» **DATA SHOWN**

------------------------------------------------------------------------

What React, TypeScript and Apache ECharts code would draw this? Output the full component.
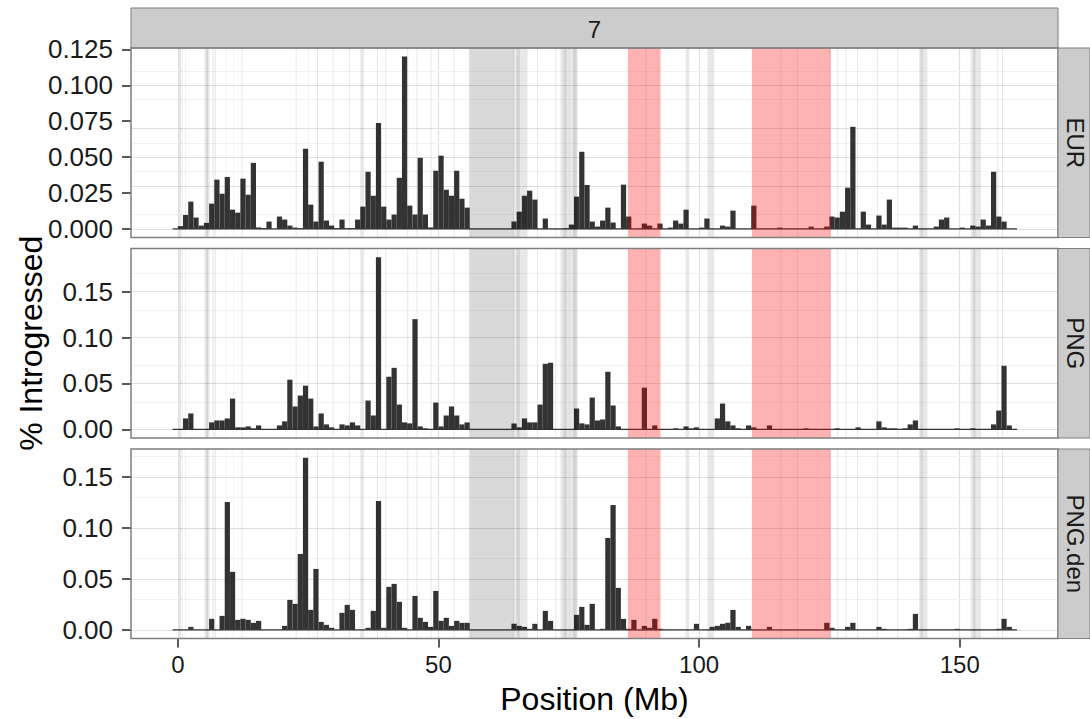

------------------------------------------------------------------------

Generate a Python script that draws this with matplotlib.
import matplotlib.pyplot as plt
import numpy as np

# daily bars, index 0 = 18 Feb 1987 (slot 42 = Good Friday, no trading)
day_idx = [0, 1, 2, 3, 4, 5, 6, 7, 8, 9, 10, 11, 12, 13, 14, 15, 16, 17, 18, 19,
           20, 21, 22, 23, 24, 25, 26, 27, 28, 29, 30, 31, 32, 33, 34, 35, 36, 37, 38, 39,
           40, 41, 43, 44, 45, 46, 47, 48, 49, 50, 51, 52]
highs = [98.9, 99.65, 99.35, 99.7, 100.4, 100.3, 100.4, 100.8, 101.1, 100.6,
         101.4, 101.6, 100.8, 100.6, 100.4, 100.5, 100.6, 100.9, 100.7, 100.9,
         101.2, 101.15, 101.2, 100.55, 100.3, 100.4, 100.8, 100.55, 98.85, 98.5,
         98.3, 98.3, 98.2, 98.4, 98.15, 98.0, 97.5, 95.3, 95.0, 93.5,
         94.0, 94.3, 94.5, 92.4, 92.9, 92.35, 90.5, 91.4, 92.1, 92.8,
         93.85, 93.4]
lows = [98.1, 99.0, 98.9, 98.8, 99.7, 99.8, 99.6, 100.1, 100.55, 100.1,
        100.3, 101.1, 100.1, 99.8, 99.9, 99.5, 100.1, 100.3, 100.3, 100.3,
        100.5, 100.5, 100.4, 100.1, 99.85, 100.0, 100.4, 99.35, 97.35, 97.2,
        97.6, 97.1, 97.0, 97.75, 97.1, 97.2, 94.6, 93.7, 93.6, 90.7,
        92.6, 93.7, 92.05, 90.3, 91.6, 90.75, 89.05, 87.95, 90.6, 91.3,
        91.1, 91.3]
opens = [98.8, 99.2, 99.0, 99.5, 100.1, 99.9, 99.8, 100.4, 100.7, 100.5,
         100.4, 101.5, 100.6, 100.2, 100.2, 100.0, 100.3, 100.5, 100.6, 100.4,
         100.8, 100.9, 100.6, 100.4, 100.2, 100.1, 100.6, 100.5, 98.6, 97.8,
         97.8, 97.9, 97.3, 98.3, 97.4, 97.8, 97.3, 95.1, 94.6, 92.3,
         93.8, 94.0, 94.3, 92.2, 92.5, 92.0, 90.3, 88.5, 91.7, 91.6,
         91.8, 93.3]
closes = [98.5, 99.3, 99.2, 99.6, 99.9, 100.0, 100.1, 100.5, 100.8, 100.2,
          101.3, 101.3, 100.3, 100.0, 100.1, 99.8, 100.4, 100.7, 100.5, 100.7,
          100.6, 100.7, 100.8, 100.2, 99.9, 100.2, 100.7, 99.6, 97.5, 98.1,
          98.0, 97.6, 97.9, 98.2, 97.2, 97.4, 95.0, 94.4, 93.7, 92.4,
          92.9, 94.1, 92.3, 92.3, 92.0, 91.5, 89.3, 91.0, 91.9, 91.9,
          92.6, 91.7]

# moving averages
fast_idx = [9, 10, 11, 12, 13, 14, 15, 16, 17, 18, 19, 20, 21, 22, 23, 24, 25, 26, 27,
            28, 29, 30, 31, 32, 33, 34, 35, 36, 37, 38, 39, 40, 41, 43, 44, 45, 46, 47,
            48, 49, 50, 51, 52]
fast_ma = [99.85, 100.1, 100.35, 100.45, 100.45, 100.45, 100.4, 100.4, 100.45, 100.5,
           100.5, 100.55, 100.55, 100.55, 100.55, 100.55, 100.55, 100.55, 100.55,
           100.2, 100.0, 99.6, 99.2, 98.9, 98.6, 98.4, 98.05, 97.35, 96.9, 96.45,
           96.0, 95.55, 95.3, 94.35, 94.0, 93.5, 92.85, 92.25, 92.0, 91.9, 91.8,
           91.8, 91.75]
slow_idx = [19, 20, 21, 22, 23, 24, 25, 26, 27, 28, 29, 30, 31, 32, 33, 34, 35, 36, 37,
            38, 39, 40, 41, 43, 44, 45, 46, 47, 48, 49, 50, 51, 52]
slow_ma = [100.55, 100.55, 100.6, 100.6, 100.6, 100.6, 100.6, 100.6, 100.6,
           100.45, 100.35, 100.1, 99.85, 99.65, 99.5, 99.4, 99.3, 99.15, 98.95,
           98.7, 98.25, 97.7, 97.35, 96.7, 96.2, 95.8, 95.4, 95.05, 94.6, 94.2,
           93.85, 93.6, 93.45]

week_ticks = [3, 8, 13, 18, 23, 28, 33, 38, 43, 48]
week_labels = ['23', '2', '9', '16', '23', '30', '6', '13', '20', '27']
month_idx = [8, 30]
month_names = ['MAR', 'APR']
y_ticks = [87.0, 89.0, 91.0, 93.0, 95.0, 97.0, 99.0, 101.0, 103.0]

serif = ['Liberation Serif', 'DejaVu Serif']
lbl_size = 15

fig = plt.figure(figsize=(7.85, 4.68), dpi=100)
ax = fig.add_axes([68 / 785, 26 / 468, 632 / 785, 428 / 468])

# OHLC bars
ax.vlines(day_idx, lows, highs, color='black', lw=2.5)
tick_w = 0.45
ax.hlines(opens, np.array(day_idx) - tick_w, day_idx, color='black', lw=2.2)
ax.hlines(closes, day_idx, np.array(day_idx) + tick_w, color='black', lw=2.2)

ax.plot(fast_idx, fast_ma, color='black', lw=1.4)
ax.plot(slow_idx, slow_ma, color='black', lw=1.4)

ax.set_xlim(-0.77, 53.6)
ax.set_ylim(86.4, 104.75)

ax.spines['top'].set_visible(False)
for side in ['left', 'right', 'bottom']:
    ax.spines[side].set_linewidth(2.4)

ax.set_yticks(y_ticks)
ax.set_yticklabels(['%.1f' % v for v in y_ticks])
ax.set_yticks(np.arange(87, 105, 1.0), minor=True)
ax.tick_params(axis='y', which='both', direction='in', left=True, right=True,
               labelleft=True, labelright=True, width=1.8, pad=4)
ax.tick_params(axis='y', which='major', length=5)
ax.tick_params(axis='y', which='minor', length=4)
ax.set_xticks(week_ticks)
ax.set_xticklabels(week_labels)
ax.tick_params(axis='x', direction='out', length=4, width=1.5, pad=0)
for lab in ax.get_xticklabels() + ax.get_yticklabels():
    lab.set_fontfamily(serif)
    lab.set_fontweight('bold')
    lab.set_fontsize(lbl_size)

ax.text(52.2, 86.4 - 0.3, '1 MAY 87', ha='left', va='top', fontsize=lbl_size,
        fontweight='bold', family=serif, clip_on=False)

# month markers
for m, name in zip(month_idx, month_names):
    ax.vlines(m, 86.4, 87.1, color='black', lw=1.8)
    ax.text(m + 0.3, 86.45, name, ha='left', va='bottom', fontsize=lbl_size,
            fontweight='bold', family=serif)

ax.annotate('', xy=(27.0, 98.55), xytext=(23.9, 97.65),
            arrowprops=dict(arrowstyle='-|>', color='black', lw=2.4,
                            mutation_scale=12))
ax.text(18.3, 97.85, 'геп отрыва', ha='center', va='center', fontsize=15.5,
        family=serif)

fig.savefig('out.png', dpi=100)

------------------------------------------------------------------------

» **PROBLEM TO WORK ON**
Retype the entries above exactly, but only from the line containing "Generate a Python" through the line containing "import numpy as np", both included.

» **RESULT FOR THIS EXERCISE**
Generate a Python script that draws this with matplotlib.
import matplotlib.pyplot as plt
import numpy as np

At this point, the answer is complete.